Transcribe all of the material exactly. Any picture in it should be left out.

++++ Given information

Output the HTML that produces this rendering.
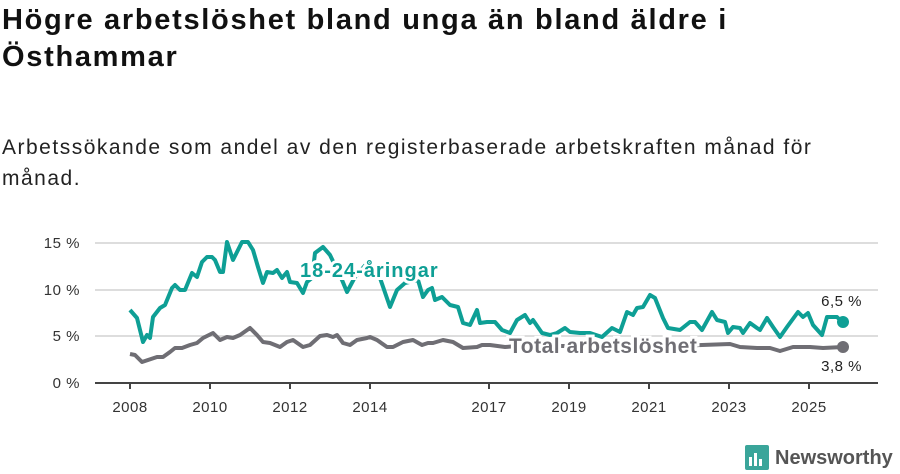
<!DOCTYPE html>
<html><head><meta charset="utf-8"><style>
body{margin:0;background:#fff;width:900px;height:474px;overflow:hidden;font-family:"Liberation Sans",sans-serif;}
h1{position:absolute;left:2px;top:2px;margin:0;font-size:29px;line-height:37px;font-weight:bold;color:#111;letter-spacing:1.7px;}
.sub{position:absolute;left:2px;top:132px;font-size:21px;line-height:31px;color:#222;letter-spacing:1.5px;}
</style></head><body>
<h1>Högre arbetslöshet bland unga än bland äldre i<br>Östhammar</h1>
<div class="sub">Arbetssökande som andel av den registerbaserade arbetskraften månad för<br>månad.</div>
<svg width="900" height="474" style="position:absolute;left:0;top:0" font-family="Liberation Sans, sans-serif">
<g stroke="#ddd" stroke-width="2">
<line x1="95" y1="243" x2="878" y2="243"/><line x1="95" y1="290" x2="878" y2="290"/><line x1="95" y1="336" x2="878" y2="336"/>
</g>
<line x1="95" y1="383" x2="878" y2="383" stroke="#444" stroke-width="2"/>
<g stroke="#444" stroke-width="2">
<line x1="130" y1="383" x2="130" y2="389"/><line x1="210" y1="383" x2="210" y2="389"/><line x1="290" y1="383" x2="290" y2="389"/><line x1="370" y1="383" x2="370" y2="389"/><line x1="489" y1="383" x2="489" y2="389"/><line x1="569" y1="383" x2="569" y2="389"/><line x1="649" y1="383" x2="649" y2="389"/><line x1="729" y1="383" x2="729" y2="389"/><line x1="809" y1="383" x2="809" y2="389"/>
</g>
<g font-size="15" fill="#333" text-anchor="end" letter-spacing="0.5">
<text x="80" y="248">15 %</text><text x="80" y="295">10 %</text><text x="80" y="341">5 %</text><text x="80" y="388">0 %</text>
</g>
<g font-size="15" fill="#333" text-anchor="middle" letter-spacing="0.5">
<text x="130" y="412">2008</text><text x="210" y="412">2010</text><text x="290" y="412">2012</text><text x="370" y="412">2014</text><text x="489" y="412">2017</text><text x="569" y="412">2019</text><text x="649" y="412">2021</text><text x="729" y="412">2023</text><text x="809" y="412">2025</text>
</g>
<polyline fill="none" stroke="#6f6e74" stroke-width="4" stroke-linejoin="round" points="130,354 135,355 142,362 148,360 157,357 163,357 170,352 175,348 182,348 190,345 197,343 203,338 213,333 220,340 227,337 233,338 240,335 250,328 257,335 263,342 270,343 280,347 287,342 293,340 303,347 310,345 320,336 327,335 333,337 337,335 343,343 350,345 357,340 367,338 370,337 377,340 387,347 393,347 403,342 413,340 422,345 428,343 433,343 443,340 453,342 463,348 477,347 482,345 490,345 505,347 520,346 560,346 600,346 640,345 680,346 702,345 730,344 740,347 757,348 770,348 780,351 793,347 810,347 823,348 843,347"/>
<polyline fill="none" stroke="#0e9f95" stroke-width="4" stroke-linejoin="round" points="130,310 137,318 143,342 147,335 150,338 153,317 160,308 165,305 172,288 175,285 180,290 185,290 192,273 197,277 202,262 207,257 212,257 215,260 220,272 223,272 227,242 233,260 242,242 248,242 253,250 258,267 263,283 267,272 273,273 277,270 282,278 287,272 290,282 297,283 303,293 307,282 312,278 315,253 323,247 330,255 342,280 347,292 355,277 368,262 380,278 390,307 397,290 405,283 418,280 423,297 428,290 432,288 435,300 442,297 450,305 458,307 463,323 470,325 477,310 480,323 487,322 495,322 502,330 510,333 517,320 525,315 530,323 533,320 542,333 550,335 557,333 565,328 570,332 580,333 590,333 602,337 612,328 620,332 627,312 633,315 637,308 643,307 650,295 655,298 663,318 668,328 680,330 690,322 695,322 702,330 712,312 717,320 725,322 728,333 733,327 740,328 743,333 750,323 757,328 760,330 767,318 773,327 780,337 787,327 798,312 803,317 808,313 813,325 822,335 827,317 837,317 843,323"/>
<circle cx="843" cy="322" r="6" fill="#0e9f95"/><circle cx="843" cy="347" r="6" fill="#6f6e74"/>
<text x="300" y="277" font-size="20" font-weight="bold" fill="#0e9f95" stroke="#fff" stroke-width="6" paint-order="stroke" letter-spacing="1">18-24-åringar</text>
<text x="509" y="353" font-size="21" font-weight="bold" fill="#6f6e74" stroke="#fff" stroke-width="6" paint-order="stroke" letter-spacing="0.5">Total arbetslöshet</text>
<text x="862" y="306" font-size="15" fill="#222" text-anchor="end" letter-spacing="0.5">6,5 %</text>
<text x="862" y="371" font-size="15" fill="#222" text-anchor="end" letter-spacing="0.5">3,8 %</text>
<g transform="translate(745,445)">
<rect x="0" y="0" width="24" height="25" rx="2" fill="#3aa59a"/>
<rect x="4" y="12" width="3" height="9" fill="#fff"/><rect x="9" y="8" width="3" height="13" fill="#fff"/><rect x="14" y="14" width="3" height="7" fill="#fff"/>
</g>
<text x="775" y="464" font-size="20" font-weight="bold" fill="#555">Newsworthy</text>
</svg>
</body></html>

++++++++

Worked solution —
Output the HTML that produces this rendering.
<!DOCTYPE html>
<html><head><meta charset="utf-8"><style>
body{margin:0;background:#fff;width:900px;height:474px;overflow:hidden;font-family:"Liberation Sans",sans-serif;}
h1{position:absolute;left:2px;top:2px;margin:0;font-size:29px;line-height:37px;font-weight:bold;color:#111;letter-spacing:1.7px;}
.sub{position:absolute;left:2px;top:132px;font-size:21px;line-height:31px;color:#222;letter-spacing:1.5px;}
</style></head><body>
<h1>Högre arbetslöshet bland unga än bland äldre i<br>Östhammar</h1>
<div class="sub">Arbetssökande som andel av den registerbaserade arbetskraften månad för<br>månad.</div>
<svg width="900" height="474" style="position:absolute;left:0;top:0" font-family="Liberation Sans, sans-serif">
<g stroke="#ddd" stroke-width="2">
<line x1="95" y1="243" x2="878" y2="243"/><line x1="95" y1="290" x2="878" y2="290"/><line x1="95" y1="336" x2="878" y2="336"/>
</g>
<line x1="95" y1="383" x2="878" y2="383" stroke="#444" stroke-width="2"/>
<g stroke="#444" stroke-width="2">
<line x1="130" y1="383" x2="130" y2="389"/><line x1="210" y1="383" x2="210" y2="389"/><line x1="290" y1="383" x2="290" y2="389"/><line x1="370" y1="383" x2="370" y2="389"/><line x1="489" y1="383" x2="489" y2="389"/><line x1="569" y1="383" x2="569" y2="389"/><line x1="649" y1="383" x2="649" y2="389"/><line x1="729" y1="383" x2="729" y2="389"/><line x1="809" y1="383" x2="809" y2="389"/>
</g>
<g font-size="15" fill="#333" text-anchor="end" letter-spacing="0.5">
<text x="80" y="248">15 %</text><text x="80" y="295">10 %</text><text x="80" y="341">5 %</text><text x="80" y="388">0 %</text>
</g>
<g font-size="15" fill="#333" text-anchor="middle" letter-spacing="0.5">
<text x="130" y="412">2008</text><text x="210" y="412">2010</text><text x="290" y="412">2012</text><text x="370" y="412">2014</text><text x="489" y="412">2017</text><text x="569" y="412">2019</text><text x="649" y="412">2021</text><text x="729" y="412">2023</text><text x="809" y="412">2025</text>
</g>
<polyline fill="none" stroke="#6f6e74" stroke-width="4" stroke-linejoin="round" points="130,354 135,355 142,362 148,360 157,357 163,357 170,352 175,348 182,348 190,345 197,343 203,338 213,333 220,340 227,337 233,338 240,335 250,328 257,335 263,342 270,343 280,347 287,342 293,340 303,347 310,345 320,336 327,335 333,337 337,335 343,343 350,345 357,340 367,338 370,337 377,340 387,347 393,347 403,342 413,340 422,345 428,343 433,343 443,340 453,342 463,348 477,347 482,345 490,345 505,347 520,346 560,346 600,346 640,345 680,346 702,345 730,344 740,347 757,348 770,348 780,351 793,347 810,347 823,348 843,347"/>
<polyline fill="none" stroke="#0e9f95" stroke-width="4" stroke-linejoin="round" points="130,310 137,318 143,342 147,335 150,338 153,317 160,308 165,305 172,288 175,285 180,290 185,290 192,273 197,277 202,262 207,257 212,257 215,260 220,272 223,272 227,242 233,260 242,242 248,242 253,250 258,267 263,283 267,272 273,273 277,270 282,278 287,272 290,282 297,283 303,293 307,282 312,278 315,253 323,247 330,255 342,280 347,292 355,277 368,262 380,278 390,307 397,290 405,283 418,280 423,297 428,290 432,288 435,300 442,297 450,305 458,307 463,323 470,325 477,310 480,323 487,322 495,322 502,330 510,333 517,320 525,315 530,323 533,320 542,333 550,335 557,333 565,328 570,332 580,333 590,333 602,337 612,328 620,332 627,312 633,315 637,308 643,307 650,295 655,298 663,318 668,328 680,330 690,322 695,322 702,330 712,312 717,320 725,322 728,333 733,327 740,328 743,333 750,323 757,328 760,330 767,318 773,327 780,337 787,327 798,312 803,317 808,313 813,325 822,335 827,317 837,317 843,323"/>
<circle cx="843" cy="322" r="6" fill="#0e9f95"/><circle cx="843" cy="347" r="6" fill="#6f6e74"/>
<text x="300" y="277" font-size="20" font-weight="bold" fill="#0e9f95" stroke="#fff" stroke-width="6" paint-order="stroke" letter-spacing="1">18-24-åringar</text>
<text x="509" y="353" font-size="21" font-weight="bold" fill="#6f6e74" stroke="#fff" stroke-width="6" paint-order="stroke" letter-spacing="0.5">Total arbetslöshet</text>
<text x="862" y="306" font-size="15" fill="#222" text-anchor="end" letter-spacing="0.5">6,5 %</text>
<text x="862" y="371" font-size="15" fill="#222" text-anchor="end" letter-spacing="0.5">3,8 %</text>
<g transform="translate(745,445)">
<rect x="0" y="0" width="24" height="25" rx="2" fill="#3aa59a"/>
<rect x="4" y="12" width="3" height="9" fill="#fff"/><rect x="9" y="8" width="3" height="13" fill="#fff"/><rect x="14" y="14" width="3" height="7" fill="#fff"/>
</g>
<text x="775" y="464" font-size="20" font-weight="bold" fill="#555">Newsworthy</text>
</svg>
</body></html>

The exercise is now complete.